As major labels continue to exist behind the times, artists and labels with little capital and lesser reputations are producing some of the most innovative, interesting, and inspiring music. Whether it’s creating a new niche in digital technology or looking to once obsolete formats, Agitated Atmosphere hopes to pull back the curtain on a wealth of sights and sound from luminaries such as those featured on Emerald Cocoon’s Alone Together series.
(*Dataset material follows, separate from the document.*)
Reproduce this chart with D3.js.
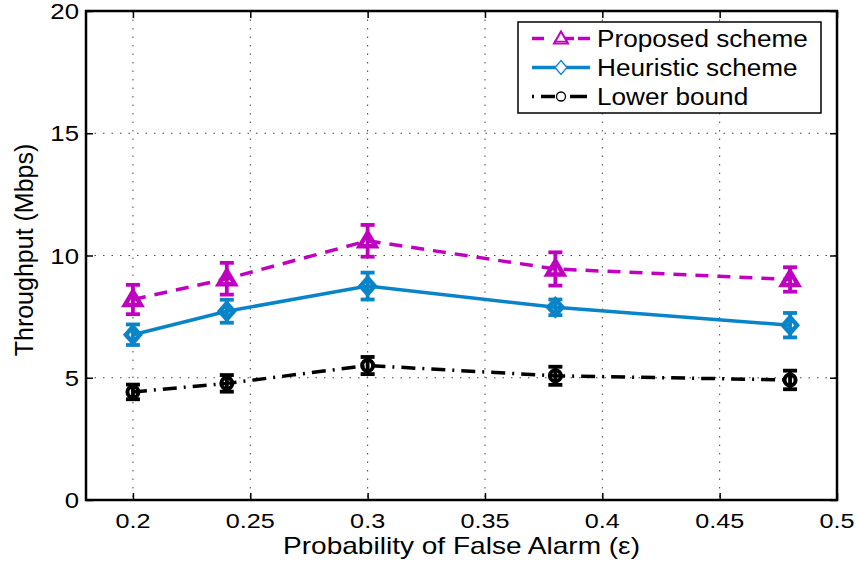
<!DOCTYPE html>
<meta charset="utf-8">
<style>
body { margin: 0; background: #fff; }
text { font-family: Arial, "Liberation Sans", Helvetica, sans-serif; fill: #000; }
.grid line { stroke: #444; stroke-width: 1; stroke-dasharray: 1.5,7; }
</style>
<svg width="857" height="565"></svg>
<script src="https://cdn.jsdelivr.net/npm/d3@7"></script>
<script>

// data
var xValues = [0.2, 0.24, 0.3, 0.38, 0.48];
var proposed = [8.2, 9.05, 10.6, 9.45, 9.02];
var proposedErr = [0.6, 0.65, 0.65, 0.68, 0.5];
var heuristic = [6.76, 7.72, 8.75, 7.88, 7.15];
var heuristicErr = [0.42, 0.47, 0.55, 0.32, 0.5];
var lowerBound = [4.42, 4.77, 5.5, 5.08, 4.91];
var lowerErr = [0.3, 0.34, 0.35, 0.37, 0.38];
var xTicks = [0.2, 0.25, 0.3, 0.35, 0.4, 0.45, 0.5];
var yTicks = [0, 5, 10, 15, 20];
var seriesNames = ["Proposed scheme", "Heuristic scheme", "Lower bound"];

var svg = d3.select("svg");
var pLeft = 86, pRight = 837, pTop = 11, pBottom = 500;

var x = d3.scaleLinear().domain([0.18, 0.5]).range([pLeft, pRight]);
var y = d3.scaleLinear().domain([0, 20]).range([pBottom, pTop]);

// dotted grid
var grid = svg.append("g").attr("class", "grid");
grid.selectAll(".gx").data(xTicks.filter(function(d) { return d < 0.5; }))
  .enter().append("line")
    .attr("x1", function(d) { return x(d); }).attr("x2", function(d) { return x(d); })
    .attr("y1", pTop).attr("y2", pBottom);
grid.selectAll(".gy").data(yTicks.filter(function(d) { return d > 0 && d < 20; }))
  .enter().append("line")
    .attr("x1", pLeft).attr("x2", pRight)
    .attr("y1", function(d) { return y(d); }).attr("y2", function(d) { return y(d); });

// axes (ticks inward, box)
function tidy(g) { g.select(".domain").remove(); g.selectAll("line").attr("stroke-width", 1.5); }
svg.append("g").attr("transform", "translate(0," + pBottom + ")")
  .call(d3.axisBottom(x).tickValues(xTicks).tickSize(-7).tickFormat("")).call(tidy);
svg.append("g").attr("transform", "translate(0," + pTop + ")")
  .call(d3.axisTop(x).tickValues(xTicks).tickSize(-7).tickFormat("")).call(tidy);
svg.append("g").attr("transform", "translate(" + pLeft + ",0)")
  .call(d3.axisLeft(y).tickValues(yTicks).tickSize(-7).tickFormat("")).call(tidy);
svg.append("g").attr("transform", "translate(" + pRight + ",0)")
  .call(d3.axisRight(y).tickValues(yTicks).tickSize(-7).tickFormat("")).call(tidy);

svg.append("rect")
  .attr("x", pLeft).attr("y", pTop)
  .attr("width", pRight - pLeft).attr("height", pBottom - pTop)
  .attr("fill", "none").attr("stroke", "#000").attr("stroke-width", 2.5);

// stretched text helper
function label(g, tx, ty, str, size, sx, anchor, rot) {
  return g.append("g")
      .attr("transform", "translate(" + tx + "," + ty + ") scale(" + sx + ",1)" + (rot ? " rotate(" + rot + ")" : ""))
    .append("text")
      .attr("font-size", size)
      .attr("text-anchor", anchor)
      .text(str);
}

var labels = svg.append("g");
xTicks.forEach(function(d) { label(labels, x(d), 528, String(d), 21, 1.2, "middle"); });
yTicks.forEach(function(d) { label(labels, 79, y(d) + 8, String(d), 22, 1.17, "end"); });
label(labels, (pLeft + pRight) / 2, 554, "Probability of False Alarm (\u03b5)", 23, 1.22, "middle");
label(labels, 33, 250, "Throughput (Mbps)", 25, 1, "middle", -90);

// markers
var markers = {
  tri: "M0,-8L8,5.5L-8,5.5Z",
  dia: "M0,-8L7,0L0,8L-7,0Z"
};

var series = [
  { name: seriesNames[0], vals: proposed, err: proposedErr, color: "#c000c0", dash: "13,9", marker: "tri" },
  { name: seriesNames[1], vals: heuristic, err: heuristicErr, color: "#0a84c8", dash: null, marker: "dia" },
  { name: seriesNames[2], vals: lowerBound, err: lowerErr, color: "#000", dash: "14,7,2,7", marker: "circ" }
];

var line = d3.line().x(function(d) { return x(d[0]); }).y(function(d) { return y(d[1]); });

series.forEach(function(s) {
  var pts = xValues.map(function(v, i) { return [v, s.vals[i], s.err[i]]; });
  var g = svg.append("g");
  g.append("path").datum(pts)
    .attr("d", line)
    .attr("fill", "none").attr("stroke", s.color).attr("stroke-width", 3.5)
    .attr("stroke-dasharray", s.dash);
  var eb = g.selectAll(".eb").data(pts).enter().append("g")
    .attr("stroke", s.color).attr("stroke-width", 3.8).attr("fill", "none");
  eb.append("line")
    .attr("x1", function(d) { return x(d[0]); }).attr("x2", function(d) { return x(d[0]); })
    .attr("y1", function(d) { return y(d[1] - d[2]); }).attr("y2", function(d) { return y(d[1] + d[2]); });
  [-1, 1].forEach(function(sign) {
    eb.append("line")
      .attr("x1", function(d) { return x(d[0]) - 7; }).attr("x2", function(d) { return x(d[0]) + 7; })
      .attr("y1", function(d) { return y(d[1] + sign * d[2]); }).attr("y2", function(d) { return y(d[1] + sign * d[2]); });
  });
  if (s.marker === "circ") {
    eb.append("circle")
      .attr("cx", function(d) { return x(d[0]); }).attr("cy", function(d) { return y(d[1]); })
      .attr("r", 5.5).attr("stroke-width", 4);
  } else {
    eb.append("path")
      .attr("transform", function(d) { return "translate(" + x(d[0]) + "," + y(d[1]) + ")"; })
      .attr("d", markers[s.marker]).attr("stroke-width", 4.5).attr("stroke-linejoin", "miter");
  }
});

// legend
var lg = svg.append("g");
lg.append("rect").attr("x", 518).attr("y", 22).attr("width", 303).attr("height", 91)
  .attr("fill", "#fff").attr("stroke", "#000").attr("stroke-width", 1.5);
series.forEach(function(s, i) {
  var cy = 38.5 + i * 29;
  lg.append("line").attr("x1", 532).attr("x2", 590).attr("y1", cy).attr("y2", cy)
    .attr("stroke", s.color).attr("stroke-width", 3.5)
    .attr("stroke-dasharray", s.marker === "tri" ? "12,18" : (s.marker === "circ" ? "2,7,14,30" : null));
  if (s.marker === "circ") {
    lg.append("line").attr("x1", 570).attr("x2", 585).attr("y1", cy).attr("y2", cy)
      .attr("stroke", s.color).attr("stroke-width", 3.5);
    lg.append("circle").attr("cx", 561).attr("cy", cy).attr("r", 4.5)
      .attr("fill", "#fff").attr("stroke", s.color).attr("stroke-width", 1.3);
  } else if (s.marker === "tri") {
    lg.append("line").attr("x1", 578).attr("x2", 590).attr("y1", cy).attr("y2", cy)
      .attr("stroke", s.color).attr("stroke-width", 3.5);
    lg.append("path").attr("transform", "translate(561," + cy + ")")
      .attr("d", "M0,-7L7,5L-7,5Z").attr("fill", "#fff").attr("stroke", s.color).attr("stroke-width", 2);
    lg.append("line").attr("x1", 554).attr("x2", 568).attr("y1", cy + 3).attr("y2", cy + 3)
      .attr("stroke", s.color).attr("stroke-width", 1.5);
  } else {
    lg.append("path").attr("transform", "translate(561," + cy + ")")
      .attr("d", "M0,-7L6,0L0,7L-6,0Z").attr("fill", "#fff").attr("stroke", s.color).attr("stroke-width", 1.3);
  }
  label(lg, 597, cy + 8.5, s.name, 24, 1.09, "start");
});

</script>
The stark, naked embrace of Christina Carter greets those who dare venture into Emerald Cocoon’s debut 7-inch series. An icon as one-half of Charalambides, Carter goes for broke with nothing but her lonely wails and distant chimes to keep her company. “Obelisk” and “Tholos” are twins, the slightest differences only discernible to their mother, Carter.
And this is just the first entry of Alone Together. The intimate series proclaims itself a whispered conversation between musician and listener; the melodic hums of vinyl grooves holding secrets only to be shared in private company. It is the music of dusk, when exhaustion makes us most honest with ourselves. We’re too tired to fight our inner dialogue, in this case represented by immeasurable talent willing to give themselves onto us for the art of transformative speech.
The 8 minutes of black space visited by Ashley Paul couldn’t be more confusing; “Hidden Face” a real continuation of Carter’s premiere isolation, “Leave Mine” a desire to speak up and be heard, however fragile—the melody breaking like a pubescent voice. Helga Fassonaki regales herself with her Yek Koo mask, putting a healthy, calloused palm to the face of Alone Together. Her two sides ratchet up the tension between artist and listener, a message to heed art rather than shrivel from it. B-side “Flame Creation” goes so far as to remind us that there is machinery involved in this otherwise stripped exchange of idea and interpretation.
Mark Sadgrove pseudonym MHFS is the first male voice within Alone Together. Though our world often turns to the male perspective as the first perspective, it’s a honest refresher that it’s four released deep before Alone Together asks for masculinity. And Sadgrove delivers, with aggressively jaunted sine. Beneath the syncopated snarls of The Grey Lynn Homeless Set is the destructive desire of man barbarically carving its path through civilization. Where Carter snuck away from the belly of the beast, Sadgrove employs General Sherman tactics to wield power. Pete Swanson (who also masters each Alone Together 7-inch) returns us to our chaotic calm. Open communication is restored with Swanson’s elegant simplicity. It also marks the first time Alone Together is aware of our voice. Carter, Paul, and Sadgrove seem to be speaking at us, Fassonaki speaks for us (in disguise), but Swanson speaks for all.
But Alone Together’s progression has just begun. Eons of time and space are left to navigate, with the next chapters eagerly anticipated.